This work deals with a Neumann initial-boundary value problem for a two-species predator-prey chemotaxis system

$ \begin{eqnarray*} \left\{ \begin{array}{llll} u_t = d_1\Delta u-\chi\nabla\cdot(u\nabla w)+u(\lambda-u+av),\quad &x\in \Omega,\quad t>0,\\ v_t = d_2\Delta v+\xi\nabla\cdot(v\nabla w)+v(\mu-v-bu),\quad &x\in \Omega,\quad t>0,\\ 0 = d_3\Delta w-\alpha w+\beta_1 u+ \beta_2 v,\quad &x\in\Omega,\quad t>0,\\ \end{array} \right. \end{eqnarray*} $

in a bounded domain $ \Omega\subset \mathbb{R}^n \,\,(n = 2,3) $ with smooth boundary $ \partial\Omega $, where the parameters $ d_1, d_2, d_3,\chi, \xi,\lambda,\mu,\alpha,\beta_1,\beta_2, a, b $ are positive.

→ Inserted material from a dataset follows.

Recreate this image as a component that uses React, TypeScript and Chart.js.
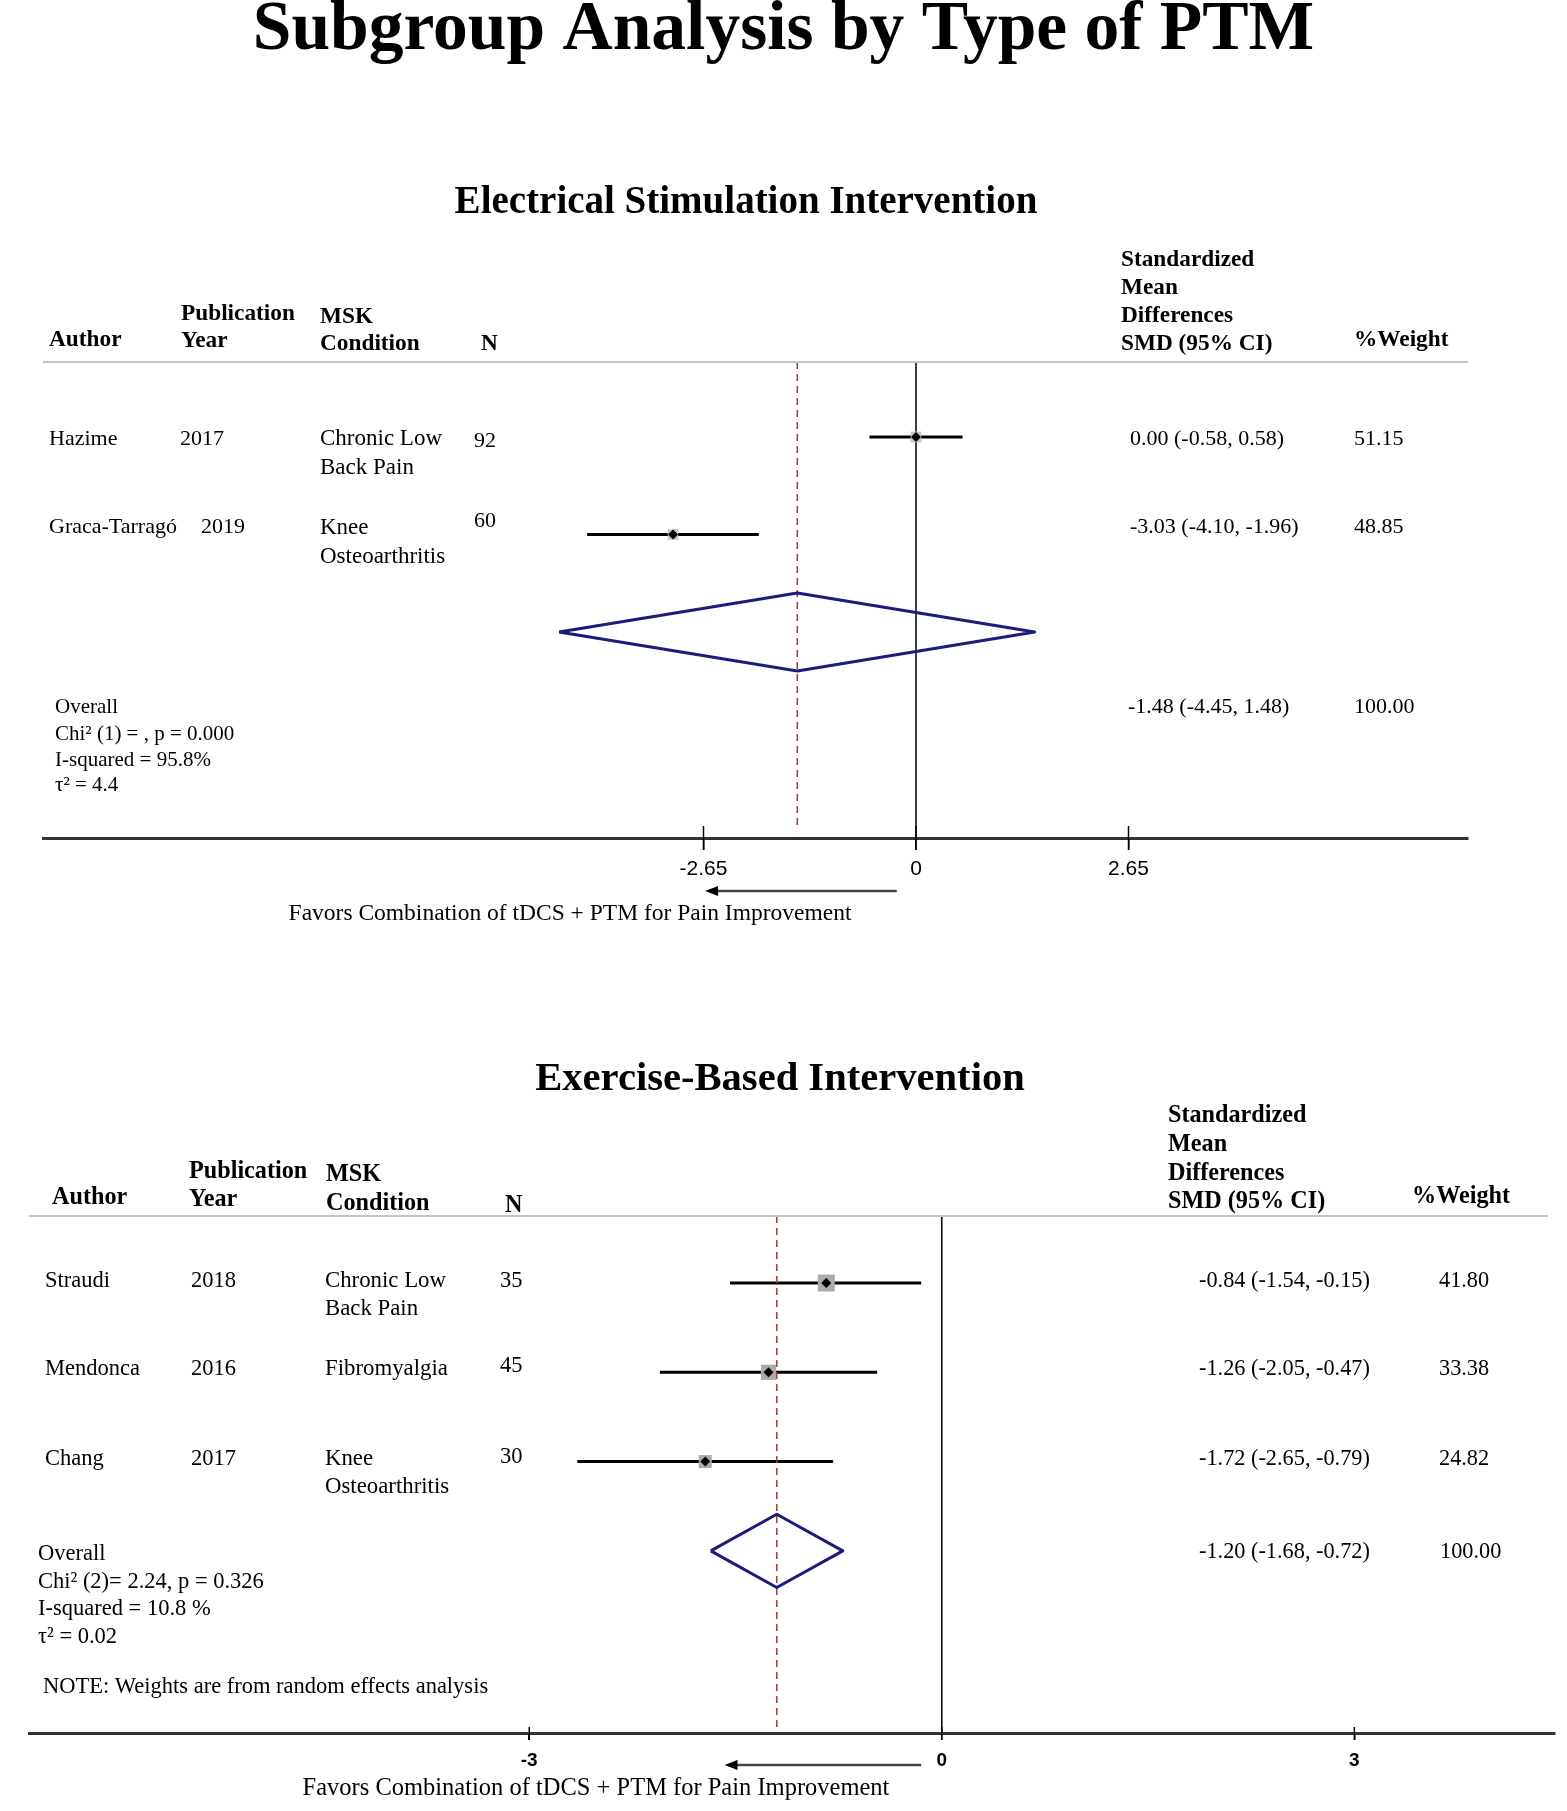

It is shown that for any appropriate regular initial date $ u_0 $, $ v_0 $, the corresponding system possesses a global bounded classical solution in $ n = 2 $, and also in $ n = 3 $ for $ \chi $ being sufficiently small. Moreover, by constructing some suitable functionals, it is proved that if $ b\lambda<\mu $ and the parameters $ \chi $ and $ \xi $ are sufficiently small, then the solution $ (u,v,w) $ of this system converges to $ (\frac{\lambda+a\mu}{1+ab}, \frac{\mu-b\lambda}{1+ab}, \frac{\beta_1(\lambda+a\mu)+\beta_2(\mu-b\lambda)}{\alpha(1+ab)}) $ exponentially as $ t\rightarrow \infty $; if $ b\lambda\geq \mu $ and $ \chi $ is sufficiently small and $ \xi $ is arbitrary, then the solution $ (u,v,w) $ converges to $ (\lambda,0,\frac{\beta_1\lambda}{\alpha}) $ with exponential decay when $ b\lambda> \mu $, and with algebraic decay when $ b\lambda = \mu $.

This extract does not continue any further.